Stanford’s founding grant would be the guide for the new campus:
a university with such seminaries of learning as shall make it of the highest grade, including mechanical institutes, museums, galleries of art, laboratories, and conservatories, together with all things necessary for the study of agriculture in all its branches, and for mechanical training, and the studies and exercises directed to the cultivation and enlargement of the mind:
Its object, to qualify its students for personal success, and direct usefulness in life;
And its purposes, to promote the public welfare by exercising an influence in behalf of humanity and civilization, teaching the blessings of liberty regulated by law, and inculcating love and reverence for the great principles of government as derived from the inalienable rights of man to life, liberty, and the pursuit of happiness.
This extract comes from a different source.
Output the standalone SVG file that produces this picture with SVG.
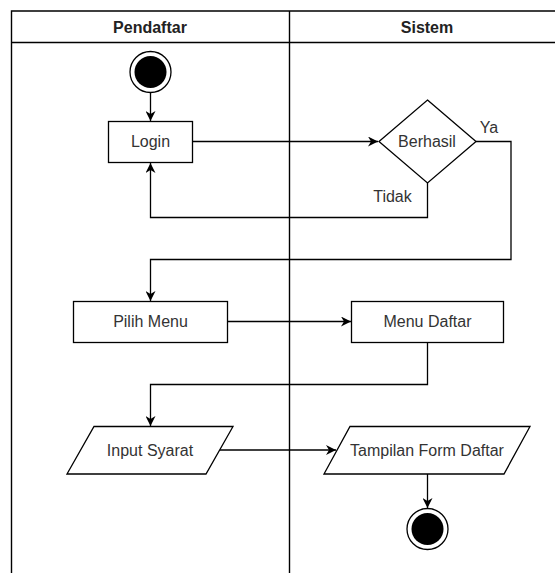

Although the museums, galleries, and conservatories might be largely digital, the goal of “promot[ing] the public welfare by exercising an influence in behalf of humanity and civilization” would remain embodied by the faculty and the fact of teaching every moon citizen who desired to learn.
Most participants agreed that, given the context, opening Stanford-on-the-Moon to all comers would not be such a radical idea. One noted that given that Moon denizens would already be more tech savvy, responsible, and community-minded than their counterparts on Earth – living every day, as they would, cognizant of multiple existential risks to their thriving – concerns about status pollution would be much less salient.
But let us return. What is keeping Stanford, or any elite private, from radically increasing access but loss of the prestige of exclusivity? In part it’s the fact of ferocious competition for prestige among a handful of extraordinarily wealthy schools. In the last two decades of the twentieth century, “third-party ranking schemes transformed how institutions calibrated their prestige in relation to one another and changed how they made fundamental strategy and budgeting decisions. Because prospective students, donors, and alumni increasingly kept an eye on rankings, university leaders did as well,” noted the conveners.
Given the historically unprecedented disapproval of higher ed institutions, the reasons for elite private schools to compete with each other are quickly disappearing. Working in tandem toward a bold moonshot future may be the only way to save the higher ed sector. If we can imagine Stanford-on-the-Moon taking a risk and opening its doors more widely, why not Stanford, or Harvard, or Princeton, or Yale on earth?
It's a real question.
And it won’t be answered. Still, I came away more energized than disillusioned. I expect to be in endless meetings about access, graduation rates, AI tutoring bots, learning outcomes, and innovation grants. None of it will matter. But the fact that we’re trying and will keep trying until there’s a moon colony of sufficient size to launch a campus there, will keep me optimistic.
Fascinating. More pondering needed on my end.